I did not know then that there was more than one university in Oklahoma. The trip was not that urgent, but the civil war in Lebanon started to look serious.
My inborn stubbornness clenched the deal and off I left. It was my first trip away from family and home. I learned later that my mother played the fundamental role of convincing my father that it is time that I learn to be on my own.
My mother told me that the night I flew away my father cried his eyes out in his bed.
My father offered me $5,000. Two Lebanese pounds at the time was worth one dollar (Now, a single dollar is worth 1,500 LP)
I stayed in Paris for a couple of weeks visiting a student relative of mine. At the airport, no one searched me or welcomed me.
Before I exited the airport, an agent asked to search my luggage. Why me? No, it was Not a random search.
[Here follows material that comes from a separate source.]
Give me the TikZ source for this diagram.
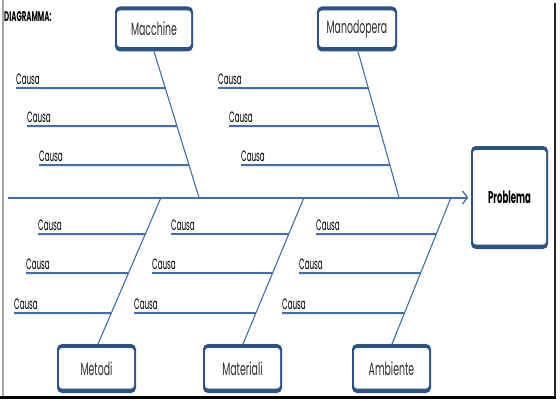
\documentclass[tikz,border=0pt]{standalone}
\usepackage{fontspec}
\setmainfont{Poppins}
\newfontfamily\boxfont[FakeStretch=0.52]{Poppins}
\newfontfamily\causefont[FakeStretch=0.48]{Poppins}
\newfontfamily\probfont[FakeStretch=0.5]{Poppins}
\usetikzlibrary{arrows.meta,calc}
\definecolor{boxc}{RGB}{44,82,138}
\definecolor{linec}{RGB}{66,110,172}
\definecolor{txt}{RGB}{45,45,45}
\tikzset{
  catbox/.style={rectangle, rounded corners=5pt, fill=boxc, minimum width=#1, inner sep=0pt,
    text=txt, font=\boxfont\fontsize{18}{19}\selectfont,
    path picture={\fill[white, rounded corners=3pt]
      ([shift={(2pt,-4pt)}]path picture bounding box.north west) rectangle
      ([shift={(-2pt,4.5pt)}]path picture bounding box.south east);}},
  catbox/.default=79pt,
  diag/.style={draw=linec, line width=1.1pt},
  causeln/.style={draw=linec, line width=2pt},
  causelbl/.style={anchor=south west, inner sep=0pt, yshift=3.5pt, text=black,
    font=\causefont\fontsize{15}{16}\selectfont},
  spine/.style={draw=linec, line width=2pt, -{Straight Barb[length=5pt,width=13pt,line width=1.3pt]}},
}
\newcommand\causeline[5]{%
  \coordinate (#1) at (#2,#3);
  \draw[causeln] (#1) -- (intersection cs: first line={(#1)--(600,#3)}, second line={(#4)--(#5)});
  \node[causelbl] (#1t) at (#1) {Causa};
}
\begin{document}
\begin{tikzpicture}[x=1pt,y=-1pt]
\useasboundingbox[fill=white] (0,0) rectangle (560,404);
% frame
\draw[gray!70, line width=1.2pt] (3,0) -- (3,397);
\draw[black!85, line width=1.4pt] (555,3) -- (555,397);
\draw[black, line width=2.4pt] (0,397.5) -- (556,397.5);
% title
\node[anchor=north west, inner sep=0pt, font=\probfont\bfseries\fontsize{14}{15}\selectfont] (title) at (4,11) {DIAGRAMMA:};
% boxes
\node[catbox=78pt, minimum height=45pt] (mac) at (154,29) {Macchine};
\node[catbox=80pt, minimum height=45pt] (man) at (357,29) {Manodopera};
\node[catbox=79pt, minimum height=49pt] (met) at (96.5,368.5) {Metodi};
\node[catbox=79pt, minimum height=49pt] (mat) at (242.5,368.5) {Materiali};
\node[catbox=79pt, minimum height=49pt] (amb) at (391.5,368.5) {Ambiente};
\node[catbox=77pt, minimum height=103pt, font=\probfont\bfseries\fontsize{17}{18}\selectfont, text=black] (prob) at (509.5,197.5) {Problema};
% spine
\coordinate (tail) at (8,197.5);
\draw[spine, shorten >=2.5pt] (tail) -- (prob.west);
% junctions
\coordinate (jmac) at (199,197.5);
\coordinate (jman) at (399,197.5);
\coordinate (jmet) at (161,197.5);
\coordinate (jmat) at (304,197.5);
\coordinate (jamb) at (451,197.5);
\coordinate (smac) at (154,51.5);
\coordinate (sman) at (358,51.5);
\coordinate (smet) at (98,344);
\coordinate (smat) at (243,344);
\coordinate (samb) at (392,344);
\draw[diag] (smac) -- (jmac);
\draw[diag] (sman) -- (jman);
\draw[diag] (smet) -- (jmet);
\draw[diag] (smat) -- (jmat);
\draw[diag] (samb) -- (jamb);
% causes
\causeline{a1}{16}{88}{smac}{jmac}
\causeline{a2}{27}{126}{smac}{jmac}
\causeline{a3}{39}{165}{smac}{jmac}
\causeline{b1}{218}{88}{sman}{jman}
\causeline{b2}{229}{126}{sman}{jman}
\causeline{b3}{241}{165}{sman}{jman}
\causeline{c1}{38}{234}{smet}{jmet}
\causeline{c2}{26}{273}{smet}{jmet}
\causeline{c3}{14}{313}{smet}{jmet}
\causeline{d1}{171}{234}{smat}{jmat}
\causeline{d2}{152}{273}{smat}{jmat}
\causeline{d3}{134}{313}{smat}{jmat}
\causeline{e1}{316}{234}{samb}{jamb}
\causeline{e2}{299}{273}{samb}{jamb}
\causeline{e3}{282}{313}{samb}{jamb}
\end{tikzpicture}
\end{document}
I had to rearrange everything in my beaten suitcase.
Even then, France pinpointed specific passengers to be searched.
My cousin Nassif happened to be vacationing in England with a girlfriend. I met my friends Ghassan and Moussa who helped me rent a room where they stayed at a university complex for foreign students.
I toured Paris alone in metro and mostly on foot. Paris was gorgeous.
Breakfasts were delicious at the university low-ceiling breakfast restaurant .
There was another restaurant for lunch and dinner
Breakfast was the time to see all the various international students. The smell of fresh coffee, milk, bacon, eggs and fresh bread was appetizing.
The buffet was scattered with many varieties of fruits and drinks.
( I still dream of waking up to such a breakfast environment)
I landed first at New York at Laguardia airport. We were flying over the Oklahoma Territory, 22 hours after leaving Paris. We still had one hour to land.
It was pitched dark outside and I might have been feeling cold in the plane. One stewardess might have realized my haggard quietness.
An angel, no more than twenty years old, blonde, blue eyed, beautiful with a refreshing smile, and compassion transparent in her welcoming face.
She brought me a blanket without any request on my part and suggested to bring me some orange juice.
I felt then that it is okay to live in America and to know Americans. I wished I told her that I was scared, terrified, and numb at the magnitude of the unknown waiting for me.
I wished I told her that I needed to throw myself at her mercy and be helped.
I was lacking conversational skills and lacking practice in English.
I was not basically a social guy, though I enjoyed being among crowds.
Friends suffered me on account of my quietness:
I painfully resigned myself to the aura of bookish knowledge.